**Task instructions:** Count how many lines hold the string "this". Give that number alone.

Dataset excerpt
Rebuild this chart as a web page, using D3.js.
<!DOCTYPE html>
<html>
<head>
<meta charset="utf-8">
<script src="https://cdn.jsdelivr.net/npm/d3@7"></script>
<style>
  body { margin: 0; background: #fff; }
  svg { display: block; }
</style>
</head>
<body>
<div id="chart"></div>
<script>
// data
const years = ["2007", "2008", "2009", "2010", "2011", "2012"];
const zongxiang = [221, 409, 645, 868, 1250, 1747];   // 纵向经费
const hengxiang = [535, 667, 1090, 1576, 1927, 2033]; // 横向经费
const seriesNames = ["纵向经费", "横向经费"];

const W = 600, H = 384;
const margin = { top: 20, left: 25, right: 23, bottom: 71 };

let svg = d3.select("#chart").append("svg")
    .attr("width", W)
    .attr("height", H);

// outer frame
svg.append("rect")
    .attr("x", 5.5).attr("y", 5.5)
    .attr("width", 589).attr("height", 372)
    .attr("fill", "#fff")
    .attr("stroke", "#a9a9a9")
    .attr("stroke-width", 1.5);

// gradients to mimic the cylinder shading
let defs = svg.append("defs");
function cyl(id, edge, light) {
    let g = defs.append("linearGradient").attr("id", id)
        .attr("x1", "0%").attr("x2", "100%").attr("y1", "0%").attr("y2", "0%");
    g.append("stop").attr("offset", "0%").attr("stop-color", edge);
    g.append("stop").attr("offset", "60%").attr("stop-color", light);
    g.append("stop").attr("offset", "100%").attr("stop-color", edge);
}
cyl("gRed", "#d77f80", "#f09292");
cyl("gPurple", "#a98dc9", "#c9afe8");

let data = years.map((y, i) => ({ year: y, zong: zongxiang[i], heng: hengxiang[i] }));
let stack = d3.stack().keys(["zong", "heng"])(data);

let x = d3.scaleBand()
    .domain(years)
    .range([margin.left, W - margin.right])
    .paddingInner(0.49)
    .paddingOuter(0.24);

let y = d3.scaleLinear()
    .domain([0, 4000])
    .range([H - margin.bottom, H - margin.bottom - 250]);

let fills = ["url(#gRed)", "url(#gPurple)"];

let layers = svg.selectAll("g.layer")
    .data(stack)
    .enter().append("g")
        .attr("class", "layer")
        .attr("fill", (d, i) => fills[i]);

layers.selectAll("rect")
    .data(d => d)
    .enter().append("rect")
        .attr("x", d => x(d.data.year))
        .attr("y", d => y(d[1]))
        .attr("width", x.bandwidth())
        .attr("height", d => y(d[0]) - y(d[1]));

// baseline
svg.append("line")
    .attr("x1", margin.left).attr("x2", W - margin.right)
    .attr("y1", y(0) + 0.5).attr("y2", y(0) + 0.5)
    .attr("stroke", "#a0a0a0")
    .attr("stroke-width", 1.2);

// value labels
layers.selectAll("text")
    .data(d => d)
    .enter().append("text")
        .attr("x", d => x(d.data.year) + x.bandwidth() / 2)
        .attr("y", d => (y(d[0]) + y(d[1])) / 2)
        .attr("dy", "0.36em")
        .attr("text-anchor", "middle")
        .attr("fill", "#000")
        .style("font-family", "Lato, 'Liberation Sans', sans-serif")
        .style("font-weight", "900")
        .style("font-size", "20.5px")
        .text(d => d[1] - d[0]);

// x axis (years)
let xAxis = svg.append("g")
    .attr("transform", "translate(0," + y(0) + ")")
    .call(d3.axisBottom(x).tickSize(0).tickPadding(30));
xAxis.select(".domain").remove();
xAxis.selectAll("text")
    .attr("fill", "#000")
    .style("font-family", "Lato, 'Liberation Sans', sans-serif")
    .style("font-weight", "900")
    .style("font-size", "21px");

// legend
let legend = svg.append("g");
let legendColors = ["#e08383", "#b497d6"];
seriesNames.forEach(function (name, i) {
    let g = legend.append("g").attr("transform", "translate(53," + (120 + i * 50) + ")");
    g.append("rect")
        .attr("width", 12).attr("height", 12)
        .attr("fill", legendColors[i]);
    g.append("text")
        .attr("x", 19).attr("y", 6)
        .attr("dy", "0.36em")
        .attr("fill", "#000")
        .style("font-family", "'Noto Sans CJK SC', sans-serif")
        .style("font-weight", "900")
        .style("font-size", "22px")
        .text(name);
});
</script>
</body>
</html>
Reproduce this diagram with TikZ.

**Written response:** 2